Ewan is awarded a parcel of land that Duncan craved, and Duncan becomes murderously vengeful. The incident is another piece of kindling thrown onto the ever-smoldering fire of the feud between the McCrieffs and Lochmores, a battle so old even Ewan can’t remember where or how it began. Duncan’s anger is also enough to tip Marguerite over the line and make her decide to sneak as far away from him as she can get, intending to use her jewels as currency to sail back to France and hopefully take the veil when she arrives. The only thing she needs is transportation to the ship, and Marguerite spies her chance when Ewan tells her his party is to leave early the next morning. She climbs from her chamber window and jumps into Ewan’s cart, planning to leave before she can be discovered. Unfortunately, Lochmore Castle is north of Leith, and Ewan’s party is going straight through the Highlands to his home, and when he eventually discovers Marguerite, he is outraged. When she pleads for help, Ewan agrees to figure out a way to do so, but will not give her passage to France or take her back to Stirling because he must be back at Lochmore. Soon Duncan is on their tails, pitting Ewan’s brains and Marguerite’s toughness against Duncan’s brawn. Marguerite begins to fall in love with the gentlemanly, courtly Ewan – and Ewan comes to realize that one doesn’t need to be a barbarian to woo a comely creature like Marguerite. But will they find themselves united in the end?

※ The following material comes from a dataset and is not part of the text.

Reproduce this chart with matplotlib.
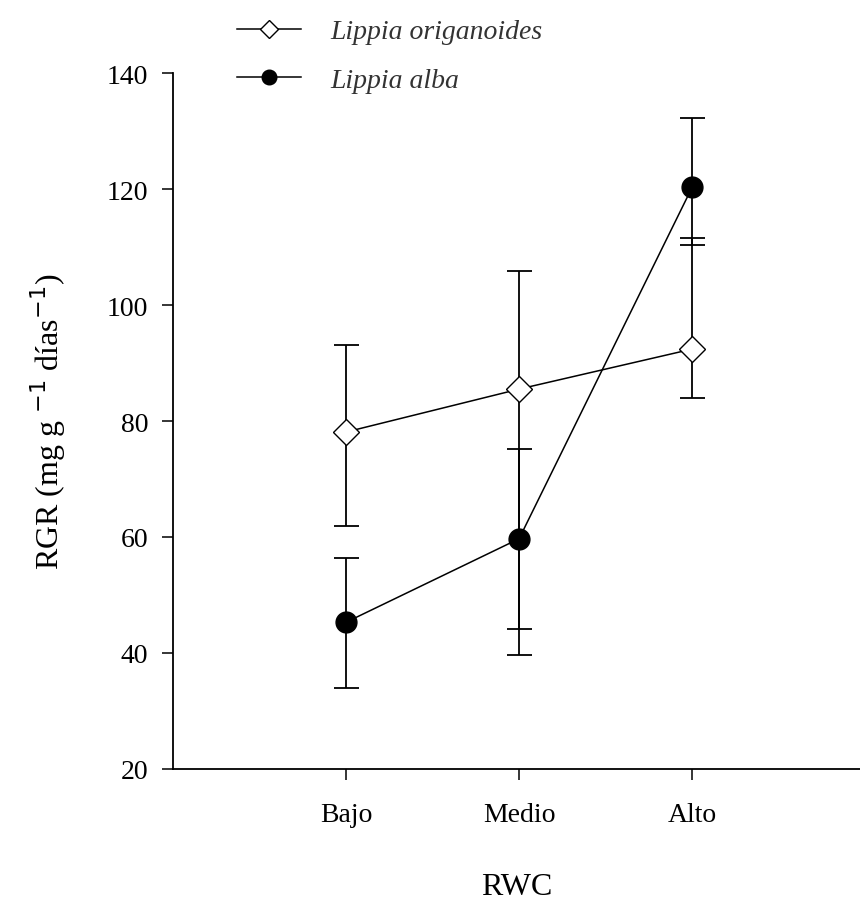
import numpy as np
import matplotlib.pyplot as plt

plt.rcParams['font.family'] = ['Liberation Serif', 'DejaVu Serif']

categories = ['Bajo', 'Medio', 'Alto']
origanoides = [78.1, 85.5, 92.4]
origanoides_low = [61.9, 39.7, 84.0]
origanoides_high = [93.1, 105.9, 111.6]
alba = [45.3, 59.7, 120.3]
alba_low = [34.0, 44.1, 110.3]
alba_high = [56.4, 75.2, 132.2]

x = np.arange(len(categories))

fig = plt.figure(figsize=(8.6, 9.04), dpi=100)
ax = fig.add_axes([173 / 860, 134 / 904, 687 / 860, 696 / 904])


def draw(values, low, high, marker, face, label, ms):
    values = np.array(values)
    yerr = [values - np.array(low), np.array(high) - values]
    ax.errorbar(x, values, yerr=yerr, fmt='none', ecolor='black',
                elinewidth=1.3, capsize=9, capthick=1.3, zorder=2)
    ax.plot(x, values, color='black', lw=1.1, marker=marker, ms=ms,
            mfc=face, mec='black', mew=1.0, label=label, zorder=3)


draw(origanoides, origanoides_low, origanoides_high, 'D', 'white',
     'Lippia origanoides', 13)
draw(alba, alba_low, alba_high, 'o', 'black', 'Lippia alba', 15)

ax.set_xlim(-1, 2.97)
ax.set_ylim(20, 140)
ax.set_yticks(np.arange(20, 141, 20))
ax.set_xticks(x)
ax.set_xticklabels(categories)
for side in ['top', 'right']:
    ax.spines[side].set_visible(False)
for side in ['left', 'bottom']:
    ax.spines[side].set_linewidth(1.3)
ax.tick_params(direction='out', length=8, width=1.1, labelsize=20)
ax.tick_params(axis='x', pad=16)
ax.tick_params(axis='y', pad=10)

ax.set_ylabel('RGR (mg g $^{-1}$ días$^{-1}$)', fontsize=23, labelpad=28)
ax.set_xlabel('RWC', fontsize=23, labelpad=32)

leg = fig.legend(loc='upper left', bbox_to_anchor=(237 / 860, 0.978),
                 frameon=False, markerscale=0.7,
                 handlelength=2.3, handletextpad=1.05, labelspacing=0.82,
                 borderpad=0, borderaxespad=0,
                 prop={'style': 'italic', 'size': 20})
for t in leg.get_texts():
    t.set_color('#333333')

fig.savefig('out.png', dpi=100)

A Runaway Bride for the Highlander is so good. So incredibly good. Like sinking into a hot bath on a cold winter’s day, it surrounds and comforts. As I’ve said before, you have to be talented to take those old girl-discovers-herself-among-the-Scots/clan-feud plotlines and make them sing, and oh, does Hobbes do it. Marguerite is a wonderful heroine, and Ewan is a delightful hero – together they make appealing music.
Ewan is smart, scholarly and nervous in his new position as head of his household and family. But he’s also filled with admiration and enjoyment and lust for Marguerite, most of which he has to suppress because she’s made his life very difficult. They may push and pull, but their common middle grounds is what draws them together – a sense of likeness.
Marguerite, too, has been through a lot in her short life. She has a good reason not to want to be a wife and has seen awful things, yet is determinedly kind and hopeful, a self-rescuer who still needs aid, a smart woman who does thoughtful and thoughtless things.
What a delightful little romantic couple they made, and how wonderfully their union relies upon their friendship before it turns to lust and romance. Their road trip love story has a lot of well-told tropes – bed sharing! Huddling to get warm! Getting to know one another on a journey! – but they manage to define themselves as unique people with unique skills and a unique romance.
There are a lot of great secondary characters. I liked the gross wickedness of Duncan a lot, and enjoyed Ewan’s relationship with his two cousins. I love that the message of the book is that ultimately brains are as important as steel, and that a woman’s toughness is as important as a man’s. I love the way Marguerite and Ewan evolved as people and I loved the lushly-described passages filled with carefully described Scottish landscapes.
A Runaway Bride for the Highlander is a beautiful, gladdening story about two people coming together and making a greater whole. It’s not to be missed.